Deputy Speaker of the Australian Capital Territory Legislative Assembly
- In office 5 November 2008 – 19 February 2016

Member of the Australian Capital Territory Legislative Assembly for Ginninderra
- In office 16 October 2004 – 19 February 2016
- Succeeded by: Jayson Hinder

Personal details
- Born: Mary Edith Pannell 8 August 1942 (age 83) Caterham, Surrey, England, United Kingdom
- Citizenship: Australian
- Party: Labor Party
- Spouse(s): James Porter Ian De Landelles ​(m. 1992)​
- Occupation: Nurse and midwife
- Website: maryporter.net

= Mary Porter (politician) =

Australian politician

Mary Edith Porter (born 8 August 1942) is a former Labor member of the ACT Assembly. She was first elected to the Assembly in October 2004. Immediately prior to that, she was CEO of Volunteering ACT from 1993 until October 2004

Born in Caterham, England of a Scottish background, Mary arrived in Australia when she was 12. In 1963 Mary graduated as a nurse from Wollongong Hospital and went on to work in New South Wales, Queensland and in the Aboriginal Community of Oenpelli (present-day Gunbalanya).

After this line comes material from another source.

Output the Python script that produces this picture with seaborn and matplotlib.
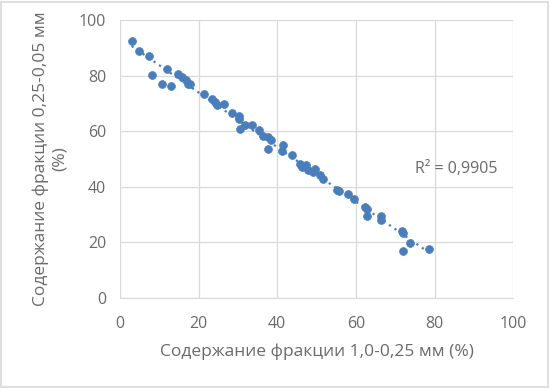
import matplotlib
matplotlib.use("Agg")
import matplotlib.pyplot as plt
import seaborn as sns
import pandas as pd

# fraction 1,0-0,25 mm (%) vs fraction 0,25-0,05 mm (%)
frac_coarse = [3.0, 4.9, 7.3, 8.2, 10.7, 11.9, 13.0, 14.8, 15.8, 16.8, 17.2, 17.8,
               21.4, 23.3, 24.2, 24.6, 26.5, 28.4, 30.3, 30.3, 30.5, 31.8, 33.5,
               35.4, 36.5, 37.7, 38.5, 37.7, 41.5, 41.1, 43.7, 45.8, 46.2, 47.2,
               47.9, 49.6, 49.2, 50.9, 51.7, 55.1, 55.6, 58.1, 59.5, 62.3, 62.9,
               62.9, 66.5, 66.3, 71.7, 72.1, 73.8, 71.9, 78.5]
frac_fine = [92.5, 89.0, 87.2, 80.2, 77.1, 82.4, 76.4, 80.8, 79.6, 78.4, 77.0, 77.2,
             73.3, 71.8, 70.5, 69.4, 69.8, 66.7, 65.5, 64.3, 61.0, 62.2, 62.2,
             60.4, 58.4, 58.0, 56.8, 53.5, 55.2, 53.0, 51.4, 48.4, 47.2, 47.8,
             46.0, 46.3, 45.5, 44.2, 43.0, 38.8, 38.5, 37.4, 35.5, 32.9, 31.9,
             29.5, 29.5, 28.1, 24.2, 23.5, 19.7, 17.0, 17.6]
r2_label = "R² = 0,9905"

df = pd.DataFrame({"x": frac_coarse, "y": frac_fine})

sns.set_style("white")
plt.rcParams['font.family'] = ['Open Sans', 'DejaVu Sans']

blue = "#4a7ebb"
grey = "#6a6a6a"

fig = plt.figure(figsize=(5.5, 3.88), dpi=100)
fig.patches.append(plt.Rectangle((0.002, 0.003), 0.995, 0.993, transform=fig.transFigure,
                                 fill=False, edgecolor="#d9d9d9", linewidth=1.2))
ax = fig.add_axes([0.218, 0.232, 0.715, 0.716])

sns.regplot(data=df, x="x", y="y", scatter=False, ci=None, ax=ax,
            line_kws={"color": blue, "linestyle": (0, (1, 2)), "linewidth": 1.6})
sns.scatterplot(data=df, x="x", y="y", ax=ax, color=blue, s=32, edgecolor=blue,
                linewidth=0.5, zorder=3)

ax.set_xlim(0, 100)
ax.set_ylim(0, 100)
ax.set_xticks(range(0, 101, 20))
ax.set_yticks(range(0, 101, 20))
ax.grid(True, color="#d9d9d9", linewidth=0.9)
for s in ["top", "right", "left"]:
    ax.spines[s].set_visible(False)
ax.spines["bottom"].set_color("#d9d9d9")
ax.tick_params(axis="both", length=0, labelsize=11.5, labelcolor=grey)
ax.tick_params(axis="x", pad=13)
ax.tick_params(axis="y", pad=10)

ax.set_xlabel("Содержание фракции 1,0-0,25 мм (%)", fontsize=12.5, color=grey, labelpad=8)
ax.set_ylabel("Содержание фракции 0,25-0,05 мм\n(%)", fontsize=12.5, color=grey, labelpad=8)

ax.text(75, 45, r2_label, fontsize=11.5, color=grey)

fig.savefig("out.png", dpi=100)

In 1967 she again graduated from Wollongong Hospital, this time as a midwife. Mary returned to the Northern Territory and used her midwifery skills in many remote and isolated Aboriginal community's before accepting the role of sister in charge of the Dhupuma Residential College for Aboriginal students in Gove. In 1979 Mary moved to Canberra working with a group of other women to establish Tuggeranong Community Service, now known as Communities at Work, becoming a community worker when the organisation received funding. Mary also worked for the Federal Member for Canberra, Ros Kelly.

Mary was also instrumental in helping to establish what is now Volunteering ACT and Volunteering Australia, becoming president of both organisations.

She was awarded a Member of the Order of Australia in 2003 for her services to remote indigenous communities and the broader community, having received the Centenary Medal in 2001.

Mary was elected in October 2004 to represent the electorate of Ginninderra in the Australian Capital Territory Legislative Assembly. Her winning of the third seat in Ginninderra resulted in the ALP achieving majority government, the only time this has been achieved by a political party. After the 2008 election the Labor minority government needed the support of the Greens, who had won a record result of 4 parliamentary seats. As part of the negotiations Green MP Shane Rattenbury was elected Speaker of the ACT Legislative Assembly, the first time the Speaker did not come from the governing party. Representing her party, Porter was elected Deputy Speaker under Rattenbury.

As a member of the Legislative Assembly, she prepared and introduced legislation to provide a statutory framework for retirement villages in the ACT. Her efforts were strongly supported by the ACT Retirement Village Residents Association under the presidency of Pam Graudenz and eventually saw the unanimous passage of legislation on 22 August 2012. The legislation came into effect on 4 March 2013.

In Mary's last election campaign of 2012, despite being a back-bencher, she polled more primary votes than any ALP candidate other than the Chief Minister. After Labor formed a coalition government with the Greens following the election, the party nominated Porter for the office of Speaker this time. However, as expected, she was not elected, as the sole Greens MP Rattenbury had announced to vote for the Liberal Party's candidate Vicki Dunne with the aim of harmonising the relationship of the rivaling parties. Porter was reelected Deputy Speaker afterwards.

In her last term in the Assembly, Mary undertook a study tour of countries in Europe where assisted dying is legal. On her return, she prepared an extensive report which became the basis of an extensive community consultation process encouraging members of the public to have their say about the issue.

In October 2015, she announced her intention to retire at the next ACT election due to illness, however in January 2016, she brought her retirement forward due to medical advice and resigned from the Legislative Assembly on 19 February.

Following her retirement, Mary moved to Murrays Beach on the eastern shore of Lake Macquarie. She remains active in the community and is chair of NED, a not for profit organisation that supports community development projects. She is currently working in a voluntary capacity with the law faculty of the University of Newcastle to make Newcastle a restorative city.